B.D.C. – Com relação aos gastos públicos com cultura, o investimento brasileiro é muito dissonante do de outros países da América, como por exemplo os Estados Unidos?



J.A.M. – A estabilidade das leis culturais é fundamental, como ensina a experiência internacional. A legislação de incentivo fiscal à cultura existente nos Estados Unidos, que canaliza a participação de empresas e de doadores individuais no financiamento da cultura, alcançou, no fim dos anos 90, cerca de US$ 10 bilhões anuais, soma superior ao que o Estado investe diretamente em cultura. Lá, a primeira tentativa de introduzir legislação semelhante é de 1914, mas a lei em vigor se consolidou a partir de 1917, garantindo a participação das corporações e dos indivíduos no financiamento à cultura por meio da aplicação de patamares bastante generosos de impostos não pagos. O extraordinário é que, por quase 70 anos, ela permaneceu intocada, ou seja, entre 1917 e 1986, não sofreu nenhuma modificação capaz de desestimular a participação da sociedade. Isso não impediu que aperfeiçoamentos pontuais fossem feitos depois de 1986 mas, no essencial, a lei se manteve estável durante dois terços do século passado, permitindo que ela apoiasse o desenvolvimento da cultura.


B.D.C. – Em sua opinião, como devem funcionar as leis de incentivo para formar reais investidores e patrocinadores privados?

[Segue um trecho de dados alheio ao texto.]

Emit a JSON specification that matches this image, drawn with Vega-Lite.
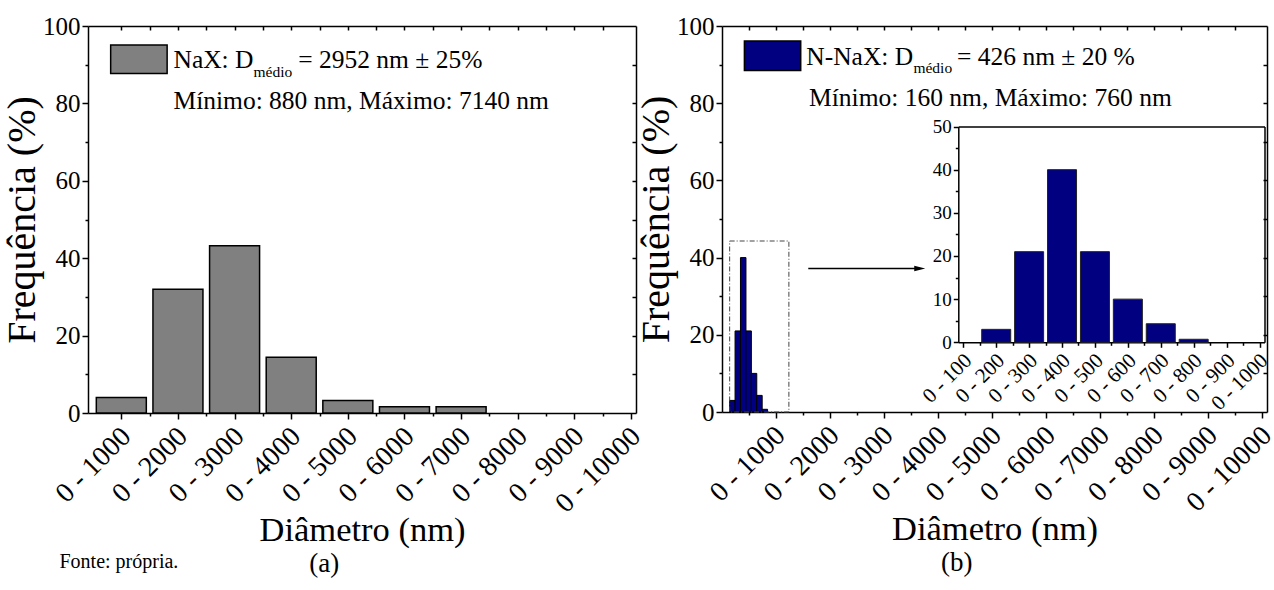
{
  "$schema": "https://vega.github.io/schema/vega-lite/v6.json",
  "background": "white",
  "padding": {"left": 2, "top": 14, "right": 0, "bottom": 0},
  "spacing": 86,
  "bounds": "flush",
  "title": {"text": "Fonte: própria.", "orient": "bottom", "anchor": "start", "frame": "bounds", "fontSize": 20, "offset": -25, "dx": 57},
  "datasets": {
    "nax": [
      {"diametro": 1000, "frequencia": 4.0},
      {"diametro": 2000, "frequencia": 32.0},
      {"diametro": 3000, "frequencia": 43.2},
      {"diametro": 4000, "frequencia": 14.4},
      {"diametro": 5000, "frequencia": 3.2},
      {"diametro": 6000, "frequencia": 1.6},
      {"diametro": 7000, "frequencia": 1.6},
      {"diametro": 8000, "frequencia": 0},
      {"diametro": 9000, "frequencia": 0},
      {"diametro": 10000, "frequencia": 0}
    ],
    "nnax": [
      {"diametro": 100, "frequencia": 0},
      {"diametro": 200, "frequencia": 3.0},
      {"diametro": 300, "frequencia": 21.0},
      {"diametro": 400, "frequencia": 40.0},
      {"diametro": 500, "frequencia": 21.0},
      {"diametro": 600, "frequencia": 10.0},
      {"diametro": 700, "frequencia": 4.3},
      {"diametro": 800, "frequencia": 0.7},
      {"diametro": 900, "frequencia": 0},
      {"diametro": 1000, "frequencia": 0}
    ],
    "legenda_a": [{"x": 812, "x2": 1809, "y": 87.7, "y2": 95.1}],
    "textos_a": [
      {"texto": "NaX: D", "x": 1921, "y": 89.1},
      {"texto": "= 2952 nm ± 25%", "x": 4123, "y": 89.1},
      {"texto": "Mínimo: 880 nm, Máximo: 7140 nm", "x": 1921, "y": 78.5}
    ],
    "sub_a": [{"texto": "médio", "x": 3334, "y": 86.8}],
    "legenda_b": [{"x": 422, "x2": 1464, "y": 88.5, "y2": 96.1}],
    "textos_b": [
      {"texto": "N-NaX: D", "x": 1567, "y": 89.9},
      {"texto": "= 426 nm ± 20 %", "x": 4356, "y": 89.9},
      {"texto": "Mínimo: 160 nm, Máximo: 760 nm", "x": 1618, "y": 79.4}
    ],
    "sub_b": [{"texto": "médio", "x": 3549, "y": 87.9}],
    "caixa_b": [{"x": 149, "x2": 1245, "y": 0, "y2": 44.3}],
    "seta_b": [{"x": 1604, "x2": 3667, "y": 37.2}]
  },
  "hconcat": [
    {
      "width": 548,
      "height": 387,
      "title": {"text": "(a)", "orient": "bottom", "anchor": "middle", "frame": "bounds", "fontSize": 27, "offset": 4},
      "layer": [
        {
          "data": {"name": "nax"},
          "transform": [{"filter": "datum.frequencia > 0"}],
          "mark": {"type": "bar", "width": 50, "fill": "#808080", "stroke": "black", "strokeWidth": 1.5},
          "encoding": {
            "x": {"field": "diametro", "type": "quantitative", "scale": {"domain": [500, 10000], "nice": false, "zero": false},
              "axis": {"orient": "bottom", "values": [1000, 2000, 3000, 4000, 5000, 6000, 7000, 8000, 9000, 10000], "labelExpr": "'0 - ' + datum.value", "labelAngle": -45, "labelFontSize": 28, "labelPadding": 3, "labelOffset": -5, "tickSize": 6, "title": "Diâmetro (nm)", "titleFontSize": 34.5, "titlePadding": -4}},
            "y": {"field": "frequencia", "type": "quantitative", "scale": {"domain": [0, 100], "nice": false},
              "axis": {"orient": "left", "values": [0, 20, 40, 60, 80, 100], "labelFontSize": 25, "labelPadding": 2, "tickSize": 6, "title": "Frequência (%)", "titleFontSize": 40, "titlePadding": 0}}
          }
        },
        {
          "data": {"name": "nax"},
          "mark": {"type": "point", "opacity": 0},
          "encoding": {
            "x": {"field": "diametro", "type": "quantitative", "scale": {"domain": [500, 10000], "nice": false, "zero": false},
              "axis": {"orient": "bottom", "values": [1500, 2500, 3500, 4500, 5500, 6500, 7500, 8500, 9500], "labels": false, "domain": false, "tickSize": 3, "title": null}},
            "y": {"field": "frequencia", "type": "quantitative", "scale": {"domain": [0, 100], "nice": false},
              "axis": {"orient": "left", "values": [10, 30, 50, 70, 90], "labels": false, "domain": false, "tickSize": 3, "title": null}}
          }
        },
        {
          "data": {"name": "nax"},
          "mark": {"type": "point", "opacity": 0},
          "encoding": {
            "x": {"field": "diametro", "type": "quantitative", "scale": {"domain": [500, 10000], "nice": false, "zero": false},
              "axis": {"orient": "top", "values": [1000, 1500, 2000, 2500, 3000, 3500, 4000, 4500, 5000, 5500, 6000, 6500, 7000, 7500, 8000, 8500, 9000, 9500], "labels": false, "domain": true, "tickSize": -4, "title": null}},
            "y": {"field": "frequencia", "type": "quantitative", "scale": {"domain": [0, 100], "nice": false},
              "axis": {"orient": "right", "values": [10, 20, 30, 40, 50, 60, 70, 80, 90], "labels": false, "domain": true, "tickSize": -4, "title": null}}
          }
        },
        {
          "data": {"name": "legenda_a"},
          "mark": {"type": "rect", "fill": "#808080", "stroke": "black", "strokeWidth": 1.5},
          "encoding": {
            "x": {"field": "x", "type": "quantitative", "scale": {"domain": [500, 10000], "nice": false, "zero": false}, "axis": null},
            "x2": {"field": "x2"},
            "y": {"field": "y", "type": "quantitative", "scale": {"domain": [0, 100], "nice": false}, "axis": null},
            "y2": {"field": "y2"}
          }
        },
        {
          "data": {"name": "textos_a"},
          "mark": {"type": "text", "align": "left", "baseline": "alphabetic", "fontSize": 25.5, "color": "black"},
          "encoding": {
            "x": {"field": "x", "type": "quantitative", "scale": {"domain": [500, 10000], "nice": false, "zero": false}, "axis": null},
            "y": {"field": "y", "type": "quantitative", "scale": {"domain": [0, 100], "nice": false}, "axis": null},
            "text": {"field": "texto"}
          }
        },
        {
          "data": {"name": "sub_a"},
          "mark": {"type": "text", "align": "left", "baseline": "alphabetic", "fontSize": 15.5, "color": "black"},
          "encoding": {
            "x": {"field": "x", "type": "quantitative", "scale": {"domain": [500, 10000], "nice": false, "zero": false}, "axis": null},
            "y": {"field": "y", "type": "quantitative", "scale": {"domain": [0, 100], "nice": false}, "axis": null},
            "text": {"field": "texto"}
          }
        }
      ],
      "resolve": {"axis": {"x": "independent", "y": "independent"}}
    },
    {
      "width": 545,
      "height": 386,
      "title": {"text": "(b)", "orient": "bottom", "anchor": "middle", "frame": "bounds", "fontSize": 27, "offset": 4},
      "layer": [
        {
          "layer": [
            {
              "data": {"name": "nnax"},
              "transform": [{"filter": "datum.frequencia > 0"}],
              "mark": {"type": "bar", "width": 5.5, "fill": "#000080", "stroke": "black", "strokeWidth": 1},
              "encoding": {
                "x": {"field": "diametro", "type": "quantitative", "scale": {"domain": [100, 10000], "nice": false, "zero": false},
                  "axis": {"orient": "bottom", "values": [1000, 2000, 3000, 4000, 5000, 6000, 7000, 8000, 9000, 10000], "labelExpr": "'0 - ' + datum.value", "labelAngle": -45, "labelFontSize": 28, "labelPadding": 3, "labelOffset": -5, "tickSize": 6, "title": "Diâmetro (nm)", "titleFontSize": 34.5, "titlePadding": -4}},
                "y": {"field": "frequencia", "type": "quantitative", "scale": {"domain": [0, 100], "nice": false},
                  "axis": {"orient": "left", "values": [0, 20, 40, 60, 80, 100], "labelFontSize": 25, "labelPadding": 2, "tickSize": 6, "title": "Frequência (%)", "titleFontSize": 40, "titlePadding": 0}}
              }
            },
            {
              "data": {"name": "nnax"},
              "mark": {"type": "point", "opacity": 0},
              "encoding": {
                "x": {"field": "diametro", "type": "quantitative", "scale": {"domain": [100, 10000], "nice": false, "zero": false},
                  "axis": {"orient": "bottom", "values": [500, 1500, 2500, 3500, 4500, 5500, 6500, 7500, 8500, 9500], "labels": false, "domain": false, "tickSize": 3, "title": null}},
                "y": {"field": "frequencia", "type": "quantitative", "scale": {"domain": [0, 100], "nice": false},
                  "axis": {"orient": "left", "values": [10, 30, 50, 70, 90], "labels": false, "domain": false, "tickSize": 3, "title": null}}
              }
            },
            {
              "data": {"name": "nnax"},
              "mark": {"type": "point", "opacity": 0},
              "encoding": {
                "x": {"field": "diametro", "type": "quantitative", "scale": {"domain": [100, 10000], "nice": false, "zero": false},
                  "axis": {"orient": "top", "values": [500, 1000, 1500, 2000, 2500, 3000, 3500, 4000, 4500, 5000, 5500, 6000, 6500, 7000, 7500, 8000, 8500, 9000, 9500], "labels": false, "domain": true, "tickSize": -4, "title": null}},
                "y": {"field": "frequencia", "type": "quantitative", "scale": {"domain": [0, 100], "nice": false},
                  "axis": {"orient": "right", "values": [10, 20, 30, 40, 50, 60, 70, 80, 90], "labels": false, "domain": true, "tickSize": -4, "title": null}}
              }
            },
            {
              "data": {"name": "caixa_b"},
              "mark": {"type": "rect", "fill": null, "fillOpacity": 0, "stroke": "#444444", "strokeWidth": 1, "strokeDash": [5, 2, 1, 2]},
              "encoding": {
                "x": {"field": "x", "type": "quantitative", "scale": {"domain": [100, 10000], "nice": false, "zero": false}, "axis": null},
                "x2": {"field": "x2"},
                "y": {"field": "y", "type": "quantitative", "scale": {"domain": [0, 100], "nice": false}, "axis": null},
                "y2": {"field": "y2"}
              }
            },
            {
              "data": {"name": "seta_b"},
              "mark": {"type": "rule", "stroke": "black", "strokeWidth": 1.5},
              "encoding": {
                "x": {"field": "x", "type": "quantitative", "scale": {"domain": [100, 10000], "nice": false, "zero": false}, "axis": null},
                "x2": {"field": "x2"},
                "y": {"field": "y", "type": "quantitative", "scale": {"domain": [0, 100], "nice": false}, "axis": null}
              }
            },
            {
              "data": {"name": "seta_b"},
              "mark": {"type": "point", "shape": "M-1,-0.5L1,0L-1,0.5Z", "size": 121, "filled": true, "color": "black", "opacity": 1},
              "encoding": {
                "x": {"field": "x2", "type": "quantitative", "scale": {"domain": [100, 10000], "nice": false, "zero": false}, "axis": null},
                "y": {"field": "y", "type": "quantitative", "scale": {"domain": [0, 100], "nice": false}, "axis": null}
              }
            },
            {
              "data": {"name": "legenda_b"},
              "mark": {"type": "rect", "fill": "#000080", "stroke": "black", "strokeWidth": 1.5},
              "encoding": {
                "x": {"field": "x", "type": "quantitative", "scale": {"domain": [100, 10000], "nice": false, "zero": false}, "axis": null},
                "x2": {"field": "x2"},
                "y": {"field": "y", "type": "quantitative", "scale": {"domain": [0, 100], "nice": false}, "axis": null},
                "y2": {"field": "y2"}
              }
            },
            {
              "data": {"name": "textos_b"},
              "mark": {"type": "text", "align": "left", "baseline": "alphabetic", "fontSize": 25.5, "color": "black"},
              "encoding": {
                "x": {"field": "x", "type": "quantitative", "scale": {"domain": [100, 10000], "nice": false, "zero": false}, "axis": null},
                "y": {"field": "y", "type": "quantitative", "scale": {"domain": [0, 100], "nice": false}, "axis": null},
                "text": {"field": "texto"}
              }
            },
            {
              "data": {"name": "sub_b"},
              "mark": {"type": "text", "align": "left", "baseline": "alphabetic", "fontSize": 15.5, "color": "black"},
              "encoding": {
                "x": {"field": "x", "type": "quantitative", "scale": {"domain": [100, 10000], "nice": false, "zero": false}, "axis": null},
                "y": {"field": "y", "type": "quantitative", "scale": {"domain": [0, 100], "nice": false}, "axis": null},
                "text": {"field": "texto"}
              }
            }
          ],
          "resolve": {"axis": {"x": "independent", "y": "independent"}}
        },
        {
          "layer": [
            {
              "data": {"name": "nnax"},
              "transform": [{"filter": "datum.frequencia > 0"}],
              "mark": {"type": "bar", "width": 29, "fill": "#000080", "stroke": "#222222", "strokeWidth": 1},
              "encoding": {
                "x": {"field": "diametro", "type": "quantitative", "scale": {"domain": [100, 1000], "range": [236.3, 542.5], "nice": false, "zero": false},
                  "axis": {"orient": "bottom", "offset": -69.7, "values": [100, 200, 300, 400, 500, 600, 700, 800, 900, 1000], "labelExpr": "'0 - ' + datum.value", "labelAngle": -45, "labelFontSize": 21, "labelPadding": 2, "labelOffset": -3, "tickSize": 5, "title": null}},
                "y": {"field": "frequencia", "type": "quantitative", "scale": {"domain": [0, 50], "range": [316.3, 100.5], "nice": false},
                  "axis": {"orient": "left", "offset": -236.3, "values": [0, 10, 20, 30, 40, 50], "labelFontSize": 19, "labelPadding": 2, "tickSize": 5, "title": null}}
              }
            },
            {
              "data": {"name": "nnax"},
              "mark": {"type": "point", "opacity": 0},
              "encoding": {
                "x": {"field": "diametro", "type": "quantitative", "scale": {"domain": [100, 1000], "range": [236.3, 542.5], "nice": false, "zero": false},
                  "axis": {"orient": "bottom", "offset": -69.7, "values": [150, 250, 350, 450, 550, 650, 750, 850, 950], "labels": false, "domain": false, "tickSize": 3, "title": null}},
                "y": {"field": "frequencia", "type": "quantitative", "scale": {"domain": [0, 50], "range": [316.3, 100.5], "nice": false},
                  "axis": {"orient": "left", "offset": -236.3, "values": [5, 15, 25, 35, 45], "labels": false, "domain": false, "tickSize": 3, "title": null}}
              }
            },
            {
              "data": {"name": "nnax"},
              "mark": {"type": "point", "opacity": 0},
              "encoding": {
                "x": {"field": "diametro", "type": "quantitative", "scale": {"domain": [100, 1000], "range": [236.3, 542.5], "nice": false, "zero": false},
                  "axis": {"orient": "top", "offset": -100.5, "labels": false, "ticks": false, "domain": true, "title": null}},
                "y": {"field": "frequencia", "type": "quantitative", "scale": {"domain": [0, 50], "range": [316.3, 100.5], "nice": false},
                  "axis": {"orient": "right", "offset": -2.5, "labels": false, "ticks": false, "domain": true, "title": null}}
              }
            }
          ],
          "resolve": {"axis": {"x": "independent", "y": "independent"}}
        }
      ],
      "resolve": {"scale": {"x": "independent", "y": "independent"}, "axis": {"x": "independent", "y": "independent"}}
    }
  ],
  "config": {
    "font": "Liberation Serif",
    "view": {"stroke": null},
    "axis": {"labelFont": "Liberation Serif", "titleFont": "Liberation Serif", "labelColor": "black", "titleColor": "black", "domainColor": "black", "tickColor": "black", "titleFontWeight": "normal", "grid": false, "domainWidth": 1.5, "tickWidth": 1.5, "labelFlush": false, "labelOverlap": false},
    "text": {"font": "Liberation Serif"},
    "title": {"font": "Liberation Serif", "fontWeight": "normal", "color": "black"}
  }
}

J.A.M. - Uma lição que aprendi nos meus tempos de trabalho no MinC refere-se à importância da estabilidade de leis e normas para atrair a participação da sociedade, especialmente do setor privado, em apoio à cultura. Poucos duvidam hoje que o sucesso das políticas culturais democráticas depende em grande medida da parceria entre o Estado e o setor privado, seja por causa das dificuldades do poder público para financiar sozinho a cultura, seja também porque, apesar da globalização, ao invés de diminuir, a atuação do Estado aumentou em muitas áreas e, nessas circunstâncias, cabe à parceria público-privado viabilizar políticas públicas definidas como prioritárias.


B.D.C. - O senhor acredita que a indústria cultural e os meios de comunicação de massa, como a televisão, são instrumentos que, de uma forma ou de outra, concentram parte dos investimentos que poderiam ser gastos em atividades culturais de maior poder de transformação, como cinema, música erudita, acesso a museus, etc.?



J.A.M. - Não temos de demonizar as indústrias culturais, como fizeram alguns, para reconhecer o seu papel. Mas como acontece na economia de mercado, o acesso aos bens comercializados por elas depende da capacidade de consumo do público. No Brasil, onde a televisão está presente em mais de 90% dos domicílios, uma pesquisa realizada pelo IPEA, no final dos anos 90, mostrou que 10% do consumo das famílias era com gastos com cultura e o maior percentual disso ia para produtos como a televisão e, em medida menor, para o cinema. A literatura, a música erudita ou instrumental, para não falar do acesso a museus e às artes plásticas, era quase inexistente. Além de evidenciar os déficits de consumo de bens culturais no País, isso aponta para o potencial econômico do audiovisual. Mas também aponta para os limites do acesso que os brasileiros têm à enorme diversidade cultural do País pois, por mais que a televisão se esforce, ela não consegue dar conta da necessária difusão cultural que a riqueza, a complexidade e a diversidade regional da cultura brasileira exigem.